A whole number greater than 1 whose only whole number factors are itself and 1 is called a prime number.
- The first seven prime numbers are 2, 3, 5, 7, 11, 13, and 17
The number 1 is not considered to be a prime number, and the number 2 is the first and only even prime number. Many numbers have factors other than themselves and 1. For example, the factors of 28 are 1, 2, 4, 7, 14, and 28 (since each of these whole numbers and only these whole numbers divide into 28 without a remainder).
A whole number that is composed of factors other than itself and 1 is called a composite number. Composite numbers are not prime numbers.
Some composite numbers are 4, 6, 8, 10, 12, and 15.

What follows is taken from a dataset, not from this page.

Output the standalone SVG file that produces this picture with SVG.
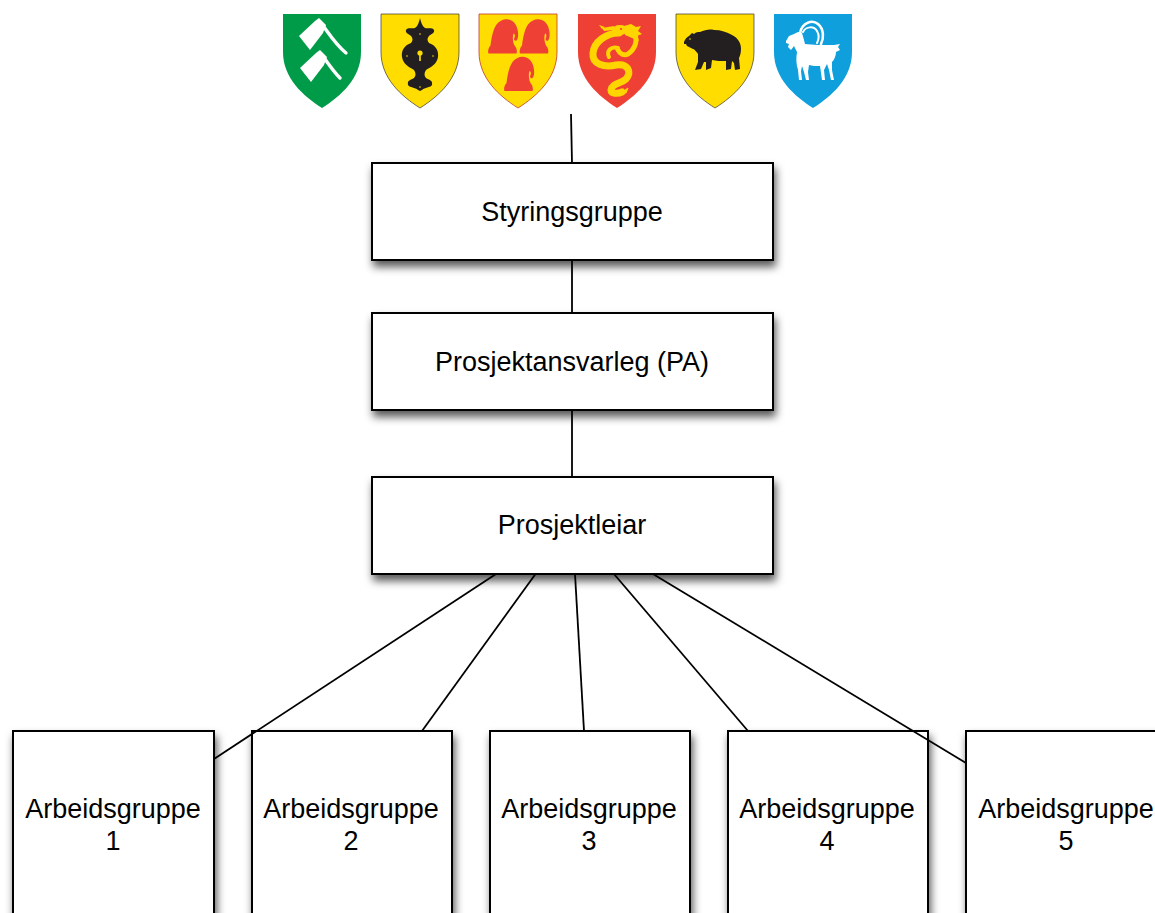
<svg xmlns="http://www.w3.org/2000/svg" width="1155" height="913" viewBox="0 0 1155 913">
<defs>
<style>
.box{fill:#fff;stroke:#000;stroke-width:2;filter:url(#sh)}
.lbl{font-family:"Liberation Sans",Arial,Helvetica,sans-serif;font-size:27px;fill:#000;text-anchor:middle}
.con{stroke:#000;stroke-width:1.8;fill:none}
</style>
<filter id="sh" x="-10%" y="-10%" width="130%" height="140%">
<feDropShadow dx="2" dy="6" stdDeviation="4" flood-color="#000" flood-opacity="0.65"/>
</filter>
<path id="shield" d="M0,0 H78 V38 C78,64 58,82 39,94 C20,82 0,64 0,38 Z"/>
<path id="cap" d="M1,35 C0,33 1,29 3,27 C4,20 5,12 9,6 C12,2 17,0 21,1 C26,2 29,6 30,11 C31,15 31,20 29,22 C27,23 26,21 27,19 C28,17 27,15 26,15 C25,18 25,23 27,27 C29,29 30,33 29,35 Z"/>
</defs>
<rect width="1155" height="913" fill="#fff"/>

<g id="shields">
<g id="shield1" transform="translate(283,14)">
<use href="#shield" fill="#009B48"/>
<g fill="#fff">
<path d="M16,22 L32,7 L36,4 L43,11 L40,19 L27,36 Z"/>
<path d="M38,9 C45,18 52,30 63,39" stroke="#fff" stroke-width="3.4" fill="none" stroke-linecap="round"/>
<path d="M17,54 L33,39 L37,36 L44,43 L41,51 L28,68 Z"/>
<path d="M39,41 C45,49 50,57 57,64" stroke="#fff" stroke-width="3.4" fill="none" stroke-linecap="round"/>
</g>
</g>
<g id="shield2" transform="translate(381,14)">
<use href="#shield" fill="#FFDD00" stroke="#333" stroke-width="0.7"/>
<path fill="#231F20" d="M39,4 C40,8 41,12 44,14 C47,15 51,13 53,16 C54,19 50,20 48,22 C46,24 46,27 48,29 C54,31 58,36 57,43 C56,50 50,53 45,56 C43,59 43,62 45,64 C48,66 52,66 51,71 C49,74 44,73 41,76 L39,77 L37,76 C34,73 29,74 27,71 C26,66 30,66 33,64 C35,62 35,59 33,56 C28,53 22,50 21,43 C20,36 24,31 30,29 C32,27 32,24 30,22 C28,20 24,19 25,16 C27,13 31,15 34,14 C37,12 38,8 39,4 Z"/>
<g fill="#FFDD00">
<circle cx="39" cy="39" r="2.6"/>
<rect x="38.2" y="39" width="1.6" height="8"/>
<circle cx="39" cy="20" r="0.8"/>
<circle cx="26" cy="42" r="0.8"/>
<circle cx="52" cy="42" r="0.8"/>
<circle cx="39" cy="73" r="0.8"/>
</g>
</g>
<g id="shield3" transform="translate(479,14)">
<use href="#shield" fill="#FFDD00" stroke="#C0392B" stroke-width="0.8"/>
<g fill="#EE4035">
<use href="#cap" x="8.5" y="4.5"/>
<use href="#cap" x="40" y="4.5"/>
<use href="#cap" x="24.5" y="42"/>
</g>
</g>
<g id="shield4" transform="translate(578,14)">
<use href="#shield" fill="#EE4035"/>
<g fill="#FFD500" stroke="#FFD500">
<path d="M41,19 C28,19 16,28 15,39 C14,50 26,54 38,51 C50,49 54,58 48,65 C43,70 34,69 33,76 C33,80 40,80 44,78" fill="none" stroke-width="7" stroke-linecap="round"/>
<path d="M57,21 C60,28 56,36 50,40 C46,42 42,40 40,36" fill="none" stroke-width="5" stroke-linecap="round"/>
<path d="M40,34 C33,32 28,37 31,43" fill="none" stroke-width="4" stroke-linecap="round"/>
<path d="M44,78 L50,74 L48,79 Z" stroke-width="1"/>
<ellipse cx="42" cy="16" rx="8" ry="5" stroke="none"/>
<path d="M24,14 L36,12 L36,16 L26,17 Z" stroke="none"/>
<path d="M21,11 L27,13 L24,15 Z" stroke="none"/>
<path d="M46,12 L53,10 L58,13 L63,12 L60,17 L64,20 L59,22 L61,27 L54,24 L47,21 Z" stroke="none"/>
</g>
<circle cx="43" cy="15" r="1" fill="#EE4035"/>
</g>
<g id="shield5" transform="translate(676,14)">
<use href="#shield" fill="#FFDD00" stroke="#333" stroke-width="0.7"/>
<path fill="#231F20" d="M8,28 C9,25 11,23 13,22 L16,19 L18,20 C20,18 22,18 24,18 C29,16 33,15 38,16 C45,16 51,18 56,21 C62,24 65,29 65,35 C65,39 64,42 63,44 L64,55 L59,56 L58,49 L56,47 L55,55 L50,56 L50,47 C45,47 40,47 36,46 L35,54 L30,56 L30,48 L28,48 L25,55 L19,56 L22,48 C22,45 22,42 22,40 C20,37 18,35 17,35 C15,34 13,33 11,32 L10,30 L8,30 Z"/>
<circle cx="14" cy="25" r="0.8" fill="#FFDD00"/>
</g>
<g id="shield6" transform="translate(774,14)">
<use href="#shield" fill="#0E9FDC"/>
<g fill="#fff">
<path d="M12,27 L15,22 L20,20 L24,18 L28,19 L30,26 L31,30 C38,31 50,31 60,31 L66,30 L64,33 L66,36 L62,38 C62,42 60,46 58,48 L58,56 L60,66 L57,66 L55,56 L53,50 L50,56 L51,66 L48,66 L46,52 C42,52 38,52 35,51 L34,58 L35,66 L32,66 L30,58 L28,52 L27,57 L28,66 L25,66 L24,56 C22,50 22,44 23,38 L20,32 L17,36 L14,33 L15,30 L12,29 Z"/>
<path d="M26,19 C28,9 38,5 44,10 C50,15 50,24 47,30" fill="none" stroke="#fff" stroke-width="2.6" stroke-linecap="round"/>
<path d="M29,18 C32,12 40,12 43,17 C46,22 44,27 43,29" fill="none" stroke="#fff" stroke-width="2" stroke-linecap="round"/>
</g>
</g>
</g>

<g id="node-styringsgruppe">
<rect class="box" x="372" y="163" width="401" height="97"/>
<text class="lbl" x="572" y="221">Styringsgruppe</text>
</g>
<g id="node-prosjektansvarleg">
<rect class="box" x="372" y="313" width="401" height="97"/>
<text class="lbl" x="572" y="371">Prosjektansvarleg (PA)</text>
</g>
<g id="node-prosjektleiar">
<rect class="box" x="372" y="477" width="401" height="97"/>
<text class="lbl" x="572" y="534">Prosjektleiar</text>
</g>
<g id="node-ag1">
<rect class="box" x="13" y="731" width="201" height="210"/>
<text class="lbl" x="113" y="818">Arbeidsgruppe</text>
<text class="lbl" x="113" y="850">1</text>
</g>
<g id="node-ag2">
<rect class="box" x="252" y="731" width="200" height="210"/>
<text class="lbl" x="351" y="818">Arbeidsgruppe</text>
<text class="lbl" x="351" y="850">2</text>
</g>
<g id="node-ag3">
<rect class="box" x="490" y="731" width="200" height="210"/>
<text class="lbl" x="589" y="818">Arbeidsgruppe</text>
<text class="lbl" x="589" y="850">3</text>
</g>
<g id="node-ag4">
<rect class="box" x="728" y="731" width="200" height="210"/>
<text class="lbl" x="827" y="818">Arbeidsgruppe</text>
<text class="lbl" x="827" y="850">4</text>
</g>
<g id="node-ag5">
<rect class="box" x="966" y="731" width="201" height="210"/>
<text class="lbl" x="1066" y="818">Arbeidsgruppe</text>
<text class="lbl" x="1066" y="850">5</text>
</g>

<g id="connectors" class="con">
<line x1="571" y1="114" x2="572" y2="163"/>
<line x1="572" y1="260" x2="572" y2="313"/>
<line x1="572" y1="410" x2="572" y2="477"/>
<line x1="496" y1="574" x2="214" y2="759"/>
<line x1="535.5" y1="574" x2="422" y2="731"/>
<line x1="575" y1="574" x2="584" y2="731"/>
<line x1="614" y1="574" x2="748" y2="731"/>
<line x1="653" y1="574" x2="966" y2="763"/>
</g>
</svg>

The Fundamental Principle Of Arithmetic
Prime numbers are very important in the study of mathematics. We will use them soon in our study of fractions. We will now, however, be introduced to an important mathematical principle.
Except for the order of the factors, every whole number, other than 1, can be factored in one and only one way as a product of prime numbers. When a number is factored so that all its factors are prime numbers, the factorization is called the prime factorization of the number.